* [TO DO]
Find the lines containing the word "this" and copy every one of them.

====================

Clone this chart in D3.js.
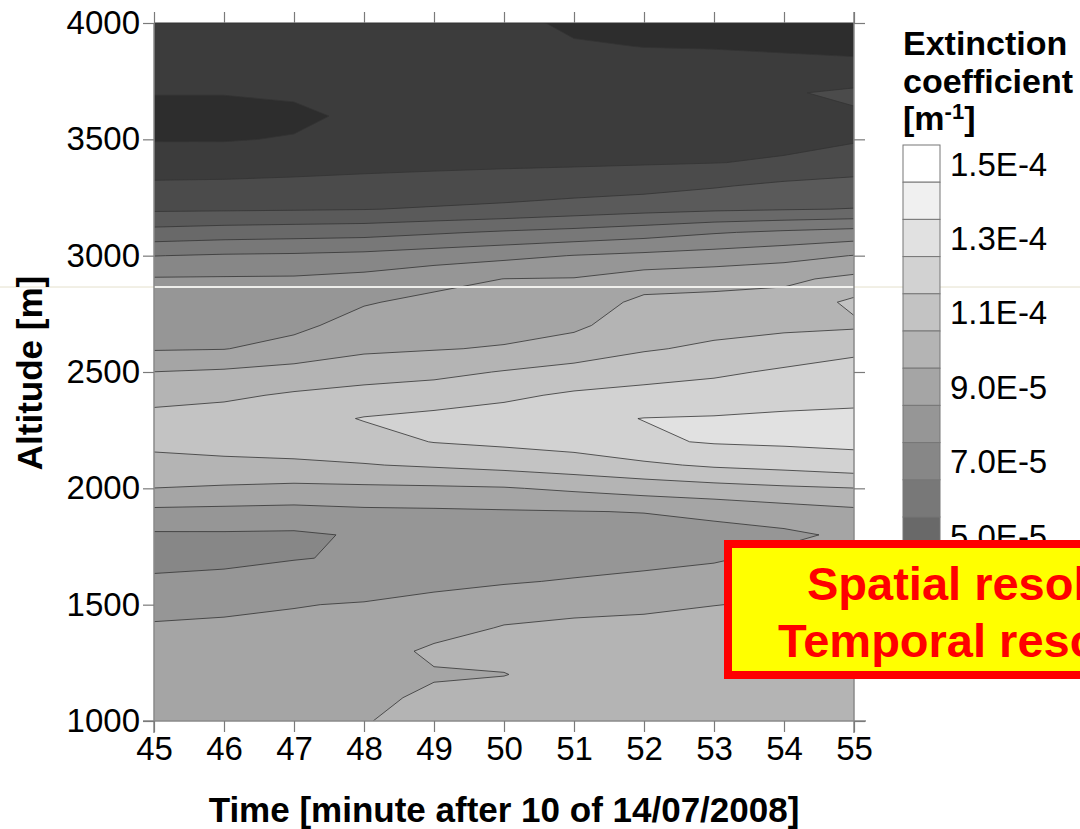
<!DOCTYPE html>
<html lang="en">
<head>
<meta charset="UTF-8" />
<title>Extinction coefficient</title>
<script src="https://d3js.org/d3.v7.min.js"></script>
<style>
  body { margin: 0; background: #fff; font-family: "Liberation Sans", Arial, sans-serif; }
  svg { display: block; }
  .tick text { font-family: "Liberation Sans", Arial, sans-serif; fill: #000; }
</style>
</head>
<body>
<svg id="chart" width="1080" height="829"></svg>
<script>
// minutes after 10:00 on 14/07/2008
const times = [45, 46, 47, 48, 49, 50, 51, 52, 53, 54, 55];
// altitude of each grid row [m], top row first
const altitudes = [4000, 3900, 3800, 3700, 3600, 3500, 3400, 3300, 3200, 3100, 3000,
                   2900, 2800, 2700, 2600, 2500, 2400, 2300, 2200, 2100, 2000,
                   1900, 1800, 1700, 1600, 1500, 1400, 1300, 1200, 1100, 1000];
// extinction coefficient in 1E-5 m-1, one row per altitude, one value per minute
const extinction = [
  [2.6, 2.6, 2.6, 2.6, 2.6, 2.3, 1.8, 1.7, 1.7, 1.7, 1.6],
  [2.5, 2.5, 2.5, 2.55, 2.55, 2.5, 2.1, 1.98, 1.95, 1.9, 1.8],
  [2.3, 2.3, 2.35, 2.45, 2.5, 2.5, 2.4, 2.4, 2.35, 2.25, 2.25],
  [2.05, 2.05, 2.13, 2.35, 2.45, 2.5, 2.5, 2.5, 2.5, 2.9, 3.2],
  [1.58, 1.58, 1.8, 2.2, 2.4, 2.5, 2.55, 2.6, 2.6, 2.75, 2.85],
  [1.94, 1.94, 2.06, 2.35, 2.45, 2.55, 2.6, 2.65, 2.7, 2.8, 2.9],
  [2.53, 2.54, 2.63, 2.75, 2.81, 2.86, 2.89, 2.93, 2.98, 3.09, 3.5],
  [3.15, 3.18, 3.23, 3.27, 3.33, 3.39, 3.48, 3.62, 3.91, 4.22, 4.32],
  [3.85, 3.88, 3.92, 3.97, 4.09, 4.23, 4.47, 4.68, 4.84, 4.94, 5.03],
  [5.34, 5.49, 5.57, 5.64, 5.88, 6.12, 6.31, 6.57, 6.92, 7.17, 7.38],
  [6.98, 7.1, 7.15, 7.27, 7.51, 7.74, 8.03, 8.22, 8.41, 8.65, 9.03],
  [8.08, 8.1, 8.12, 8.3, 8.68, 9.01, 9.05, 9.5, 9.64, 9.81, 10.24],
  [8.36, 8.39, 8.45, 8.92, 9.25, 9.34, 9.43, 10.24, 10.3, 10.36, 11.2],
  [8.64, 8.68, 8.77, 9.39, 9.6, 9.68, 9.81, 10.57, 10.7, 10.8, 10.85],
  [8.92, 8.97, 9.34, 9.84, 9.95, 10.07, 10.45, 10.91, 11.17, 11.43, 11.8],
  [10.01, 10.14, 10.36, 10.54, 10.72, 11.06, 11.34, 11.61, 11.83, 12.14, 12.35],
  [10.67, 10.83, 11.12, 11.37, 11.55, 11.81, 12.15, 12.32, 12.47, 12.67, 12.77],
  [11.3, 11.42, 11.64, 12.05, 12.24, 12.43, 12.79, 13.02, 13.07, 13.15, 13.19],
  [11.28, 11.41, 11.49, 11.65, 12.03, 12.2, 12.36, 12.85, 13.08, 13.16, 13.23],
  [10.64, 10.75, 10.82, 10.95, 11.12, 11.32, 11.57, 11.83, 12.14, 12.32, 12.56],
  [9.99, 9.88, 9.77, 9.82, 9.86, 9.93, 10.17, 10.45, 10.65, 10.84, 10.98],
  [8.79, 8.74, 8.69, 8.82, 8.86, 8.92, 8.97, 9.03, 9.25, 9.54, 9.79],
  [7.87, 7.88, 7.85, 8.1, 8.49, 8.51, 8.53, 8.57, 8.64, 8.8, 9.2],
  [7.65, 7.75, 7.95, 8.12, 8.48, 8.51, 8.61, 8.7, 8.88, 9.26, 9.4],
  [8.18, 8.28, 8.5, 8.64, 8.83, 8.92, 9.07, 9.25, 9.44, 9.66, 9.75],
  [8.73, 8.85, 8.97, 9.05, 9.2, 9.53, 9.73, 9.86, 9.99, 10.06, 10.1],
  [9.1, 9.13, 9.15, 9.25, 9.6, 10.07, 10.2, 10.2, 10.2, 10.25, 10.3],
  [9.3, 9.3, 9.3, 9.5, 10.2, 10.3, 10.4, 10.4, 10.4, 10.4, 10.4],
  [9.35, 9.35, 9.35, 9.6, 9.9, 9.97, 10.4, 10.45, 10.45, 10.45, 10.45],
  [9.4, 9.4, 9.4, 9.75, 10.2, 10.4, 10.45, 10.5, 10.5, 10.5, 10.5],
  [9.4, 9.4, 9.45, 9.97, 10.2, 10.45, 10.5, 10.5, 10.5, 10.5, 10.5]
];
// contour levels in 1E-5 m-1
const levels = [1, 2, 3, 4, 5, 6, 7, 8, 9, 10, 11, 12, 13, 14, 15];
const altTicks = [1000, 1500, 2000, 2500, 3000, 3500, 4000];
// legend shows the top part of the scale, the rest sits under the note box
const legendLevels = [15, 14, 13, 12, 11, 10, 9, 8, 7, 6, 5, 4];
const legendLabels = [15, 13, 11, 9, 7, 5];

const svg = d3.select("#chart");
const font = '"Liberation Sans", Arial, sans-serif';

const x = d3.scaleLinear().domain([45, 55]).range([154, 854]);
const y = d3.scaleLinear().domain([1000, 4000]).range([721, 23]);
const gray = d3.scaleLinear().domain([1, 15]).range(["#2d2d2d", "#ffffff"]);

// grid index -> time / altitude
const col = d3.scaleLinear().domain([0, times.length - 1]).range([times[0], times[times.length - 1]]);
const row = d3.scaleLinear().domain([0, altitudes.length - 1]).range([altitudes[0], altitudes[altitudes.length - 1]]);

const contours = d3.contours()
    .size([times.length, altitudes.length])
    .thresholds(levels)(extinction.flat());

// contour samples sit at cell centres, hence the -0.5
const proj = d3.geoTransform({
  point(px, py) { this.stream.point(x(col(px - 0.5)), y(row(py - 0.5))); }
});
const path = d3.geoPath(proj);

svg.append("clipPath").attr("id", "plotclip")
  .append("rect").attr("x", 154).attr("y", 23).attr("width", 700).attr("height", 698);

const plot = svg.append("g").attr("clip-path", "url(#plotclip)");
plot.append("rect").attr("x", 154).attr("y", 23).attr("width", 700).attr("height", 698)
  .attr("fill", gray(1));
plot.selectAll("path")
  .data(contours)
  .join("path")
    .attr("d", path)
    .attr("fill", d => gray(d.value))
    .attr("stroke", "#333")
    .attr("stroke-width", 0.8)
    .attr("stroke-linejoin", "round");

// slide artefact: thin white rule across the plot
svg.append("line").attr("x1", 0).attr("x2", 1080).attr("y1", 287).attr("y2", 287)
  .attr("stroke", "#e4e0cc").attr("stroke-width", 1);
svg.append("line").attr("x1", 154).attr("x2", 854).attr("y1", 287).attr("y2", 287)
  .attr("stroke", "#fff").attr("stroke-width", 1.5);

// frame
svg.append("line").attr("x1", 154).attr("x2", 854).attr("y1", 23).attr("y2", 23)
  .attr("stroke", "#333").attr("stroke-width", 1);
const frame = [[154, 23, 154, 733], [143, 721, 866, 721], [854, 12, 854, 733]];
svg.selectAll("line.frame").data(frame).join("line")
  .attr("class", "frame")
  .attr("x1", d => d[0]).attr("y1", d => d[1]).attr("x2", d => d[2]).attr("y2", d => d[3])
  .attr("stroke", "#8a8a8a").attr("stroke-width", 1.5);

function styleAxis(g, size) {
  g.select(".domain").remove();
  g.selectAll(".tick line").attr("stroke", "#7a7a7a").attr("stroke-width", 1.2);
  g.selectAll(".tick text").style("font-size", size + "px").style("font-family", font);
}

svg.append("g").attr("transform", "translate(154,0)")
  .call(d3.axisLeft(y).tickValues(altTicks).tickSize(11).tickPadding(3).tickFormat(d3.format("d")))
  .call(g => styleAxis(g, 33));
svg.append("g").attr("transform", "translate(854,0)")
  .call(d3.axisRight(y).tickValues(altTicks).tickSize(11).tickFormat(""))
  .call(g => styleAxis(g, 33));
svg.append("g").attr("transform", "translate(0,721)")
  .call(d3.axisBottom(x).tickValues(times).tickSize(11).tickPadding(5).tickFormat(d3.format("d")))
  .call(g => styleAxis(g, 33));
svg.append("g").attr("transform", "translate(0,23)")
  .call(d3.axisTop(x).tickValues(times).tickSize(11).tickFormat(""))
  .call(g => styleAxis(g, 33));

// axis titles
svg.append("text")
  .attr("x", 504).attr("y", 822)
  .attr("text-anchor", "middle")
  .attr("font-family", font).attr("font-weight", "bold").attr("font-size", 35)
  .text("Time [minute after 10 of 14/07/2008]");
svg.append("text")
  .attr("transform", "translate(42,373) rotate(-90)")
  .attr("text-anchor", "middle")
  .attr("font-family", font).attr("font-weight", "bold").attr("font-size", 35)
  .text("Altitude [m]");

// legend
const lg = svg.append("g");
const boxX = 903, boxW = 37, boxTop = 145, boxH = 37.2;
lg.selectAll("rect")
  .data(legendLevels)
  .join("rect")
    .attr("x", boxX).attr("y", (d, i) => boxTop + i * boxH)
    .attr("width", boxW).attr("height", boxH)
    .attr("fill", d => gray(d))
    .attr("stroke", "#777").attr("stroke-width", 1);
lg.selectAll("text.lab")
  .data(legendLabels)
  .join("text")
    .attr("class", "lab")
    .attr("x", 950)
    .attr("y", d => boxTop + legendLevels.indexOf(d) * boxH + boxH / 2 + 12)
    .attr("font-family", font).attr("font-size", 33)
    .text(d => d3.format(".1e")(d * 1e-5).toUpperCase());

const title = lg.append("text").attr("font-family", font).attr("font-weight", "bold").attr("font-size", 34);
title.append("tspan").attr("x", 903).attr("y", 55).text("Extinction");
title.append("tspan").attr("x", 903).attr("y", 93).text("coefficient");
title.append("tspan").attr("x", 903).attr("y", 130).text("[m");
title.append("tspan").attr("dy", -11).attr("font-size", 22).text("-1");
title.append("tspan").attr("dy", 11).text("]");

// highlighted note (runs off the right edge, as on the slide)
svg.append("rect").attr("x", 728).attr("y", 544).attr("width", 420).attr("height", 131)
  .attr("fill", "#ffff00").attr("stroke", "#ff0000").attr("stroke-width", 8);
svg.append("text").attr("x", 807).attr("y", 600)
  .attr("font-family", font).attr("font-weight", "bold").attr("font-size", 47).attr("fill", "#ff0000")
  .text("Spatial resolution");
svg.append("text").attr("x", 778).attr("y", 657)
  .attr("font-family", font).attr("font-weight", "bold").attr("font-size", 47).attr("fill", "#ff0000")
  .text("Temporal resolution");
</script>
</body>
</html>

====================

* [CORRECT RESULT]
Clone this chart in D3.js.
  point(px, py) { this.stream.point(x(col(px - 0.5)), y(row(py - 0.5))); }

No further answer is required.